Do this
Go through the records below from the first line and print each one exactly, stopping after the line that contains "fill=leaf] (equity) at". Do not print pictures or anything past that line.

Records from a collection:
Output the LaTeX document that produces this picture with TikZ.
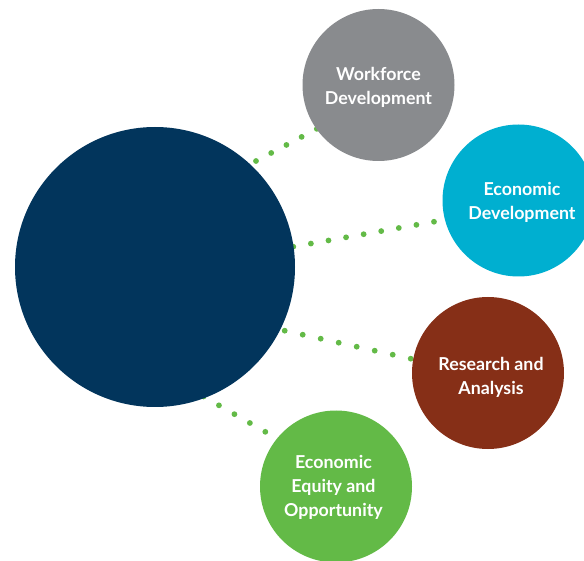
\documentclass[tikz,border=0pt]{standalone}
\usepackage{fontspec}
\setmainfont{Lato}
\definecolor{navy}{HTML}{02355C}
\definecolor{slate}{HTML}{898B8E}
\definecolor{teal}{HTML}{00AFD0}
\definecolor{rust}{HTML}{862F17}
\definecolor{leaf}{HTML}{63BA47}
\tikzset{
  hub/.style={circle, fill=navy, minimum size=280pt, inner sep=0pt},
  topic/.style={circle, minimum size=152pt, inner sep=0pt},
  label/.style={text=white, font=\fontsize{17.8}{24}\selectfont\bfseries, align=center},
  dots/.style={leaf, line width=5.8pt, line cap=round, dash pattern=on 0pt off #1},
}
\begin{document}
\begin{tikzpicture}[x=1pt, y=-1pt]
\useasboundingbox (0,0) rectangle (584,561);
\clip (0,0) rectangle (584,561);

% end points of the dotted links (their hidden ends lie under the discs)
\coordinate (wf-a) at (256,161);
\coordinate (wf-b) at (317.3,128.6);
\coordinate (ed-a) at (293.3,246.7);
\coordinate (ed-b) at (434.2,221.7);
\coordinate (ra-a) at (284.7,330.7);
\coordinate (ra-b) at (410.8,358.7);
\coordinate (eq-a) at (203.5,396.5);
\coordinate (eq-b) at (265.8,432.1);

\draw[dots=17.2pt] (wf-a) -- (wf-b);
\draw[dots=17.86pt] (ed-a) -- (ed-b);
\draw[dots=18.44pt] (ra-a) -- (ra-b);
\draw[dots=17.8pt] (eq-a) -- (eq-b);

% discs
\node[hub] (core) at (155,267) {};
\node[topic, fill=slate] (workforce) at (378.5,85) {};
\node[topic, fill=teal] (econdev) at (518.5,200.5) {};
\node[topic, fill=rust] (research) at (488,373) {};
\node[topic, fill=leaf] (equity) at (336,486.5) {};

% captions
\node[label] (workforce-t) at (378.5,87) {Workforce\\Development};
\node[label] (econdev-t) at (522,202) {Economic\\Development};
\node[label] (research-t) at (491,377.5) {Research and\\Analysis};
\node[label] (equity-t) at (333.5,487) {Economic\\Equity and\\Opportunity};
\end{tikzpicture}
\end{document}
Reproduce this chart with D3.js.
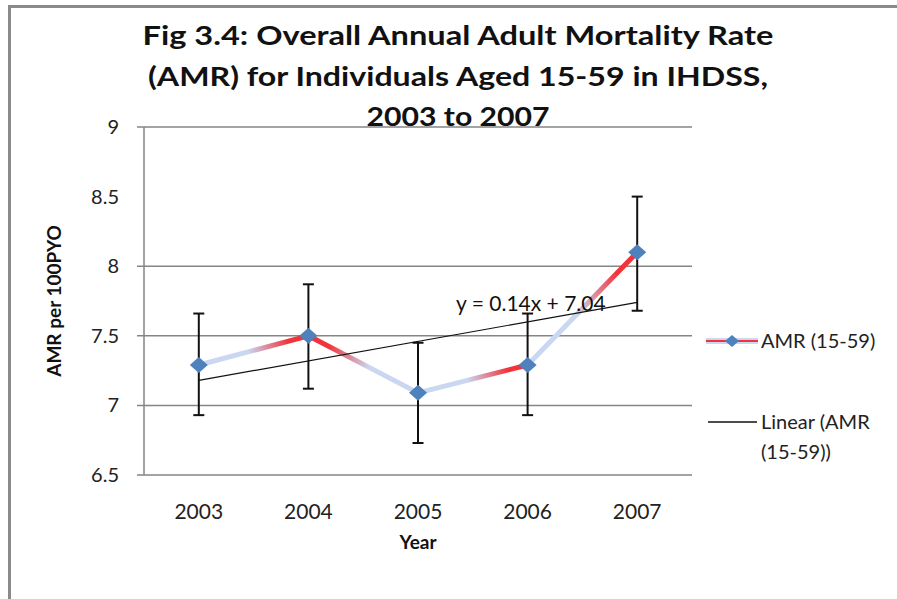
<!DOCTYPE html>
<html>
<head>
<meta charset="utf-8">
<style> body { margin: 0; background: #fff; } text { font-family: Lato, "Open Sans", sans-serif; } </style>
<script src="https://d3js.org/d3.v7.min.js"></script>
</head>
<body>
<div id="chart"></div>
<script>

var years = ["2003", "2004", "2005", "2006", "2007"];
var amr = [7.29, 7.50, 7.09, 7.29, 8.10];
var errHi = [7.66, 7.87, 7.45, 7.66, 8.50];
var errLo = [6.93, 7.12, 6.73, 6.93, 7.68];
var trendEnds = [7.18, 7.74];
var yTicks = [6.5, 7, 7.5, 8, 8.5, 9];
var gridTicks = [6.5, 7, 7.5, 8, 9];   // the 8.5 gridline is not visible in the source
var titleLines = ["Fig 3.4: Overall Annual  Adult Mortality Rate", "(AMR) for Individuals Aged 15-59 in IHDSS,", "2003 to 2007"];
var titleWidths = [631, 620, 183];

var W = 897, H = 599;
var margin = {top: 127, bottom: 124, left: 144, right: 205};

var svg = d3.select("#chart").append("svg")
    .attr("width", W)
    .attr("height", H);

// frame
svg.append("path")
    .attr("d", "M9.5,599 L9.5,6.5 L897,6.5")
    .attr("fill", "none")
    .attr("stroke", "#8a8a8a")
    .attr("stroke-width", 3);

var x = d3.scaleBand()
    .domain(years)
    .range([margin.left, W - margin.right]);

var y = d3.scaleLinear()
    .domain([6.5, 9])
    .range([H - margin.bottom, margin.top]);

var cx = function(i) { return x(years[i]) + x.bandwidth() / 2; };

// title
svg.append("g").selectAll("text")
    .data(titleLines)
    .join("text")
    .attr("x", 458)
    .attr("y", (d, i) => 45 + i * 40.5)
    .attr("text-anchor", "middle")
    .attr("font-size", 26)
    .attr("font-weight", "bold")
    .attr("fill", "#111")
    .attr("textLength", (d, i) => titleWidths[i])
    .attr("lengthAdjust", "spacingAndGlyphs")
    .text(d => d);

// gridlines
svg.append("g").selectAll("line")
    .data(gridTicks)
    .join("line")
    .attr("x1", margin.left - 7)
    .attr("x2", W - margin.right)
    .attr("y1", d => y(d))
    .attr("y2", d => y(d))
    .attr("stroke", "#858585")
    .attr("stroke-width", 1.5);

svg.append("line")
    .attr("x1", margin.left).attr("x2", margin.left)
    .attr("y1", y(9)).attr("y2", y(6.5))
    .attr("stroke", "#858585")
    .attr("stroke-width", 1.5);

// y tick labels
svg.append("g").selectAll("text")
    .data(yTicks)
    .join("text")
    .attr("x", 119)
    .attr("y", d => y(d))
    .attr("dy", "0.35em")
    .attr("text-anchor", "end")
    .attr("font-size", 20)
    .attr("fill", "#222")
    .text(d => d);

// x tick labels
svg.append("g").selectAll("text")
    .data(years)
    .join("text")
    .attr("x", d => x(d) + x.bandwidth() / 2)
    .attr("y", 519)
    .attr("text-anchor", "middle")
    .attr("font-size", 21)
    .attr("fill", "#222")
    .text(d => d);

svg.append("text")
    .attr("x", (margin.left + W - margin.right) / 2)
    .attr("y", 549)
    .attr("text-anchor", "middle")
    .attr("font-size", 19)
    .attr("font-weight", "bold")
    .attr("fill", "#111")
    .text("Year");

svg.append("text")
    .attr("transform", "translate(61," + (y(6.5) + y(9)) / 2 + ") rotate(-90)")
    .attr("text-anchor", "middle")
    .attr("font-size", 19)
    .attr("font-weight", "bold")
    .attr("fill", "#111")
    .text("AMR per 100PYO");

// gradient line segments: lower end pale blue, higher end red
var defs = svg.append("defs");
var lines = svg.append("g");

for (var i = 0; i < years.length - 1; i++) {
    var lo = amr[i] < amr[i + 1] ? i : i + 1,
        hi = lo == i ? i + 1 : i;
    var g = defs.append("linearGradient")
        .attr("id", "seg" + i)
        .attr("gradientUnits", "userSpaceOnUse")
        .attr("x1", cx(lo)).attr("y1", y(amr[lo]))
        .attr("x2", cx(hi)).attr("y2", y(amr[hi]));
    g.append("stop").attr("offset", 0).attr("stop-color", "#c9d7f0");
    g.append("stop").attr("offset", 0.45).attr("stop-color", "#c9d7f0");
    g.append("stop").attr("offset", 0.82).attr("stop-color", "#f2333a");
    g.append("stop").attr("offset", 1).attr("stop-color", "#f2333a");

    lines.append("line")
        .attr("x1", cx(i)).attr("y1", y(amr[i]))
        .attr("x2", cx(i + 1)).attr("y2", y(amr[i + 1]))
        .attr("stroke", "url(#seg" + i + ")")
        .attr("stroke-width", 5)
        .attr("stroke-linecap", "round");
}

// trend line
svg.append("line")
    .attr("x1", cx(0)).attr("y1", y(trendEnds[0]))
    .attr("x2", cx(years.length - 1)).attr("y2", y(trendEnds[1]))
    .attr("stroke", "#111")
    .attr("stroke-width", 1.2);

svg.append("text")
    .attr("x", 456)
    .attr("y", 311)
    .attr("font-size", 21)
    .attr("fill", "#111")
    .text("y = 0.14x + 7.04");

// error bars
var err = svg.append("g").attr("stroke", "#111").attr("stroke-width", 2);
years.forEach(function(d, i) {
    err.append("line")
        .attr("x1", cx(i)).attr("x2", cx(i))
        .attr("y1", y(errHi[i])).attr("y2", y(errLo[i]));
    [errHi[i], errLo[i]].forEach(function(v) {
        err.append("line")
            .attr("x1", cx(i) - 5.5).attr("x2", cx(i) + 5.5)
            .attr("y1", y(v)).attr("y2", y(v));
    });
});

// markers
svg.append("g").selectAll("path")
    .data(amr)
    .join("path")
    .attr("transform", (d, i) => "translate(" + cx(i) + "," + y(d) + ")")
    .attr("d", "M0,-8 L9,0 L0,8 L-9,0 Z")
    .attr("fill", "#4f81bd");

// legend
var leg = svg.append("g");
leg.append("line")
    .attr("x1", 706).attr("x2", 758).attr("y1", 341).attr("y2", 341)
    .attr("stroke", "#c9d7f0").attr("stroke-width", 6);
leg.append("line")
    .attr("x1", 706).attr("x2", 758).attr("y1", 341).attr("y2", 341)
    .attr("stroke", "#f2333a").attr("stroke-width", 2);
leg.append("path")
    .attr("transform", "translate(732,341)")
    .attr("d", "M0,-6 L7,0 L0,6 L-7,0 Z")
    .attr("fill", "#4f81bd");
leg.append("text")
    .attr("x", 761).attr("y", 341).attr("dy", "0.35em")
    .attr("font-size", 20).attr("fill", "#222")
    .text("AMR (15-59)");

leg.append("line")
    .attr("x1", 708).attr("x2", 757).attr("y1", 422).attr("y2", 422)
    .attr("stroke", "#111").attr("stroke-width", 1.5);
leg.append("text")
    .attr("x", 761).attr("y", 422).attr("dy", "0.35em")
    .attr("font-size", 20).attr("fill", "#222")
    .text("Linear (AMR");
leg.append("text")
    .attr("x", 761).attr("y", 452).attr("dy", "0.35em")
    .attr("font-size", 20).attr("fill", "#222")
    .text("(15-59))");

</script>
</body>
</html>
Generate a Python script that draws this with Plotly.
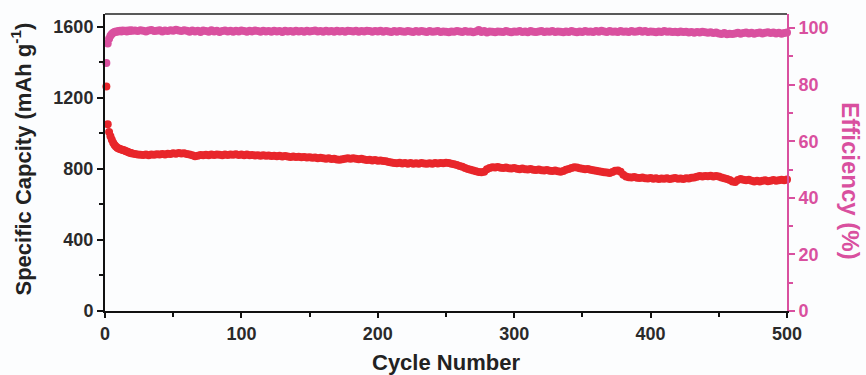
import plotly.graph_objects as go

cycles = list(range(1, 21)) + list(range(22, 501, 2))

capacity = [
    1265, 1052, 1008, 985, 965, 948, 935, 926, 920, 915, 912, 910, 907, 905, 901, 898, 895, 892, 890, 887,
    # 22-100
    885, 882, 880, 879, 881, 878, 882, 880, 883, 881, 884, 882, 886, 884, 888, 886, 890, 887, 889, 885,
    882, 878, 872, 875, 879, 877, 880, 878, 881, 879, 882, 880, 878, 881, 879, 882, 880, 883, 879, 881,
    # 102-200
    878, 881, 877, 879, 876, 878, 875, 877, 874, 876, 873, 875, 872, 874, 871, 873, 870, 868, 871, 867,
    869, 866, 868, 864, 866, 863, 865, 861, 863, 860, 858, 861, 856, 858, 854, 852, 855, 857, 860, 858,
    861, 857, 855, 858, 853, 850, 852, 848, 850, 846,
    # 202-260
    848, 845, 843, 840, 836, 834, 832, 835, 831, 834, 830, 833, 829, 832, 830, 833, 831, 829, 832, 830,
    833, 831, 834, 832, 835, 833, 830, 826, 822, 817,
    # 262-300
    812, 806, 800, 796, 791, 787, 783, 781, 785, 798, 806, 810, 808, 811, 807, 805, 808, 804, 802, 805,
    # 302-340
    801, 798, 802, 799, 797, 800, 796, 794, 797, 793, 791, 794, 790, 788, 791, 787, 785, 789, 795, 800,
    # 342-380
    806, 810, 808, 804, 801, 798, 800, 796, 793, 790, 787, 785, 782, 780, 778, 783, 790, 792, 785, 768,
    # 382-440
    758, 754, 752, 755, 751, 749, 752, 748, 746, 749, 745, 748, 744, 747, 745, 748, 744, 746, 749, 745,
    747, 744, 748, 746, 750, 752, 756, 760, 758, 761,
    # 442-500
    759, 762, 758, 760, 757, 752, 748, 744, 738, 730, 726, 738, 744, 740, 736, 739, 734, 730, 733, 729,
    733, 736, 731, 734, 738, 733, 736, 740, 737, 741,
]

efficiency = [
    87.6, 94.5, 96.2, 97.3, 97.9, 98.3, 98.6, 98.8, 98.7, 98.9, 99.0, 98.8, 99.1, 98.9, 99.0, 98.8, 99.1, 98.9, 99.2, 99.0,
    99.1, 98.9, 99.2, 99.0, 98.8, 99.1, 99.3, 98.9, 99.0, 99.2, 98.8, 99.1, 98.9, 99.2, 99.0, 99.4, 99.1, 98.9, 99.2, 99.0,
    98.7, 99.1, 98.8, 99.0, 98.6, 99.1, 98.9, 98.7, 99.2, 98.8, 99.0, 98.6, 98.9, 99.1, 98.8, 99.0, 98.7, 99.0, 98.8, 99.1,
    98.9, 98.7, 99.0, 98.8, 99.1, 98.9, 98.7, 99.0, 98.8, 98.9, 98.7, 99.0, 98.8, 98.9, 98.6, 99.0, 98.8, 98.9, 98.7, 99.0,
    98.8, 98.9, 98.7, 99.0, 98.8, 98.9, 99.1, 98.8, 98.9, 98.7, 99.0, 98.8, 98.9, 98.7, 99.0, 98.8, 98.9, 98.7, 99.0, 98.9,
    98.8, 99.0, 98.7, 98.9, 98.8, 99.0, 98.9, 98.7, 98.9, 98.8, 99.0, 98.7, 98.9, 98.8, 98.6, 98.9, 98.7, 98.9, 98.8, 98.7,
    98.9, 98.8, 98.6, 98.9, 98.7, 98.9, 98.8, 98.6, 98.9, 98.7, 98.8, 98.9, 98.6, 98.8, 98.7, 98.5, 98.8, 98.7, 98.9, 98.8,
    98.6, 98.9, 98.7, 98.8, 98.5, 98.8, 99.3, 98.6, 98.9, 98.4, 98.8, 98.7, 98.5, 98.8, 98.7, 98.6, 98.9, 98.7, 98.5, 98.8,
    98.7, 98.9, 98.6, 98.8, 98.5, 98.9, 98.7, 98.6, 98.8, 98.9, 98.6, 98.8, 98.7, 98.9, 98.6, 98.8, 98.7, 98.5, 98.8, 98.6,
    98.9, 98.7, 98.5, 98.8, 98.6, 98.9, 98.7, 98.8, 98.6, 98.9, 98.7, 99.0, 98.8, 98.6, 98.9, 98.7, 98.8, 98.6, 98.9, 98.7,
    98.8, 98.6, 98.9, 98.7, 98.8, 99.0, 98.7, 98.9, 98.6, 98.8, 98.7, 98.5, 98.8, 98.6, 98.9, 98.7, 98.8, 98.6, 98.7, 98.5,
    98.8, 98.6, 98.7, 98.4, 98.6, 98.3, 98.6, 98.4, 98.7, 98.5, 98.3, 98.5, 98.2, 98.4, 98.1, 97.9, 98.2, 97.8, 98.0, 97.9,
    98.1, 98.3, 98.0, 98.2, 98.4, 98.1, 98.3, 98.0, 98.2, 98.4, 98.1, 98.3, 98.5, 98.2, 98.4, 98.1, 98.3, 98.0, 98.2, 98.4,
]

x_ticks = [0, 100, 200, 300, 400, 500]
cap_ticks = [0, 400, 800, 1200, 1600]
eff_ticks = [0, 20, 40, 60, 80, 100]

RED = "#e8262b"
PINK = "#d9509f"
FONT = "Liberation Sans"
BG = "#fcfdfe"

fig = go.Figure()
fig.add_trace(go.Scatter(x=cycles, y=efficiency, mode="markers", yaxis="y2",
                         marker=dict(color=PINK, size=8), cliponaxis=False, showlegend=False))
fig.add_trace(go.Scatter(x=cycles, y=capacity, mode="markers",
                         marker=dict(color=RED, size=8), cliponaxis=False, showlegend=False))

tickfont = dict(family=FONT, size=18, color="#2a2a2a", weight="bold")

fig.update_layout(
    width=866, height=375,
    margin=dict(l=105, r=79, t=14, b=64),
    paper_bgcolor=BG, plot_bgcolor=BG,
    xaxis=dict(range=[0, 500], tickvals=x_ticks, showgrid=False, zeroline=False,
               showline=True, linecolor="#111", linewidth=2,
               ticks="outside", ticklen=5, tickwidth=2, tickcolor="#111",
               minor=dict(dtick=50, ticks="outside", ticklen=4, tickwidth=2, tickcolor="#111"),
               tickfont=tickfont),
    yaxis=dict(range=[0, 1673], tickvals=cap_ticks, showgrid=False, zeroline=False,
               showline=True, linecolor="#111", linewidth=2,
               ticks="outside", ticklen=6, tickwidth=2, tickcolor="#111",
               minor=dict(dtick=200, ticks="outside", ticklen=4, tickwidth=2, tickcolor="#111"),
               tickfont=tickfont),
    yaxis2=dict(range=[0, 104.95], tickvals=eff_ticks, overlaying="y", side="right",
                showgrid=False, zeroline=False,
                showline=True, linecolor=PINK, linewidth=2,
                ticks="outside", ticklen=6, tickwidth=2, tickcolor=PINK,
                minor=dict(dtick=10, ticks="outside", ticklen=4, tickwidth=2, tickcolor=PINK),
                tickfont=dict(family=FONT, size=18, color=PINK, weight="bold")),
    shapes=[dict(type="line", xref="paper", yref="paper", x0=0, x1=1, y0=1, y1=1,
                 line=dict(color="#222", width=1.5))],
    annotations=[
        dict(text="Cycle Number", xref="paper", yref="paper", x=0.5, y=0, yshift=-51,
             showarrow=False, font=dict(family=FONT, size=22, color="#222", weight="bold"),
             xanchor="center", yanchor="middle"),
        dict(text="Specific Capcity (mAh g<sup>-1</sup>)", xref="paper", yref="paper",
             x=0, xshift=-84, y=0.51, textangle=-90, showarrow=False,
             font=dict(family=FONT, size=22, color="#222", weight="bold"),
             xanchor="center", yanchor="middle"),
        dict(text="Efficiency (%)", xref="paper", yref="paper",
             x=1, xshift=64, y=0.44, textangle=90, showarrow=False,
             font=dict(family=FONT, size=24, color=PINK, weight="bold"),
             xanchor="center", yanchor="middle"),
    ],
)

fig.write_html("out.html", config={"displayModeBar": False},
               post_script="document.body.style.margin='0';document.body.style.overflow='hidden';document.body.style.background='" + BG + "';")
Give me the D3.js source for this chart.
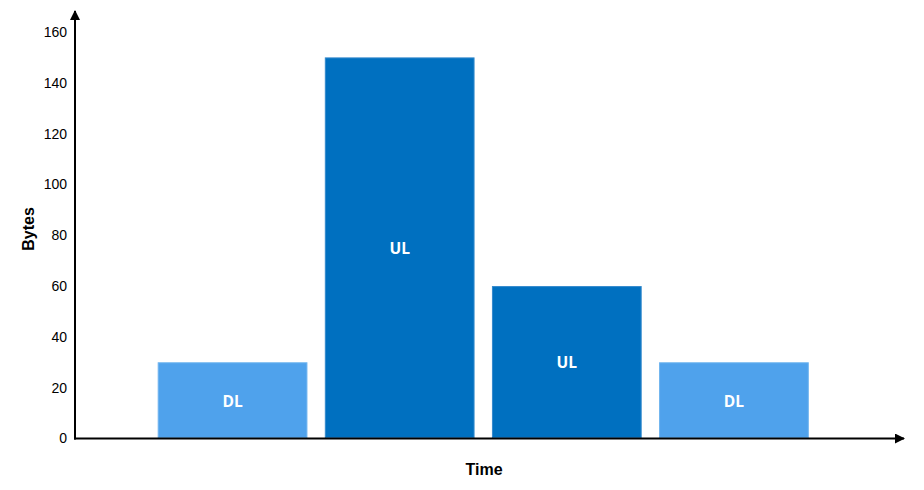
<!DOCTYPE html>
<html><head><meta charset="utf-8">
<script src="https://cdn.jsdelivr.net/npm/d3@7"></script>
<style>body{margin:0;background:#fff}svg{display:block}</style>
</head><body><svg id="c" width="924" height="490"></svg>
<script>
const categories = ["DL1","UL1","UL2","DL2"];
const labels = ["DL","UL","UL","DL"];
const values = [30,150,60,30];
const kinds = ["DL","UL","UL","DL"];
const yTicks = [0,20,40,60,80,100,120,140,160];
const fills = {DL:"#4fa2ec", UL:"#0070c0"};
const strokes = {DL:"#6fb4ef", UL:"#3389cc"};

const svg = d3.select("#c");
const x0 = 75, y0 = 438.5;
const y = d3.scaleLinear().domain([0,160]).range([y0, 32]);
const x = d3.scaleBand().domain(categories).range([149,817.5]).paddingInner(0.104).paddingOuter(0.052);

svg.append("defs").append("marker").attr("id","arr").attr("viewBox","0 0 10 10")
  .attr("refX",9).attr("refY",5).attr("markerWidth",5).attr("markerHeight",5)
  .attr("markerUnits","strokeWidth").attr("orient","auto")
  .append("path").attr("d","M0,0 L10,5 L0,10 Z").attr("fill","#000");

svg.selectAll("rect.bar").data(values).join("rect").attr("class","bar")
  .attr("x",(d,i)=>x(categories[i])+0.5).attr("y",d=>y(d)+0.5)
  .attr("width",x.bandwidth()-1).attr("height",d=>y(0)-y(d)-1.5)
  .attr("fill",(d,i)=>fills[kinds[i]]).attr("stroke",(d,i)=>strokes[kinds[i]]).attr("stroke-width",1);

svg.selectAll("text.bl").data(values).join("text").attr("class","bl")
  .attr("x",(d,i)=>x(categories[i])+x.bandwidth()/2)
  .attr("y",d=>(y(d)+y(0))/2+2)
  .attr("text-anchor","middle").attr("dominant-baseline","middle")
  .attr("fill","#fff").attr("font-family","'Open Sans', sans-serif").attr("font-weight","bold").attr("font-size",15.5)
  .text((d,i)=>labels[i]);

const yAxis = d3.axisLeft(y).tickValues(yTicks).tickSize(0).tickPadding(8);
const g = svg.append("g").attr("transform",`translate(${x0},0)`).call(yAxis);
g.select(".domain").remove();
g.selectAll("text").attr("font-family","'Liberation Sans', Arial, sans-serif").attr("font-size",14).attr("fill","#000");

svg.append("line").attr("x1",x0).attr("x2",x0).attr("y1",y0+1).attr("y2",11)
  .attr("stroke","#000").attr("stroke-width",2).attr("marker-end","url(#arr)");
svg.append("line").attr("x1",x0-1).attr("x2",904).attr("y1",y0).attr("y2",y0)
  .attr("stroke","#000").attr("stroke-width",2).attr("marker-end","url(#arr)");

svg.append("text").attr("x",484).attr("y",475).attr("text-anchor","middle")
  .attr("font-family","'Liberation Sans', Arial, sans-serif").attr("font-weight","bold").attr("font-size",16).text("Time");
svg.append("text").attr("transform","translate(34,229) rotate(-90)").attr("text-anchor","middle")
  .attr("font-family","'Liberation Sans', Arial, sans-serif").attr("font-weight","bold").attr("font-size",16).text("Bytes");
</script></body></html>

Task result
Output the LaTeX document that produces this picture with TikZ.
\documentclass[tikz,border=0pt]{standalone}
\usepackage{fontspec}
\setmainfont{Lato}
\definecolor{navy}{HTML}{02355C}
\definecolor{slate}{HTML}{898B8E}
\definecolor{teal}{HTML}{00AFD0}
\definecolor{rust}{HTML}{862F17}
\definecolor{leaf}{HTML}{63BA47}
\tikzset{
  hub/.style={circle, fill=navy, minimum size=280pt, inner sep=0pt},
  topic/.style={circle, minimum size=152pt, inner sep=0pt},
  label/.style={text=white, font=\fontsize{17.8}{24}\selectfont\bfseries, align=center},
  dots/.style={leaf, line width=5.8pt, line cap=round, dash pattern=on 0pt off #1},
}
\begin{document}
\begin{tikzpicture}[x=1pt, y=-1pt]
\useasboundingbox (0,0) rectangle (584,561);
\clip (0,0) rectangle (584,561);

% end points of the dotted links (their hidden ends lie under the discs)
\coordinate (wf-a) at (256,161);
\coordinate (wf-b) at (317.3,128.6);
\coordinate (ed-a) at (293.3,246.7);
\coordinate (ed-b) at (434.2,221.7);
\coordinate (ra-a) at (284.7,330.7);
\coordinate (ra-b) at (410.8,358.7);
\coordinate (eq-a) at (203.5,396.5);
\coordinate (eq-b) at (265.8,432.1);

\draw[dots=17.2pt] (wf-a) -- (wf-b);
\draw[dots=17.86pt] (ed-a) -- (ed-b);
\draw[dots=18.44pt] (ra-a) -- (ra-b);
\draw[dots=17.8pt] (eq-a) -- (eq-b);

% discs
\node[hub] (core) at (155,267) {};
\node[topic, fill=slate] (workforce) at (378.5,85) {};
\node[topic, fill=teal] (econdev) at (518.5,200.5) {};
\node[topic, fill=rust] (research) at (488,373) {};
\node[topic, fill=leaf] (equity) at (336,486.5) {};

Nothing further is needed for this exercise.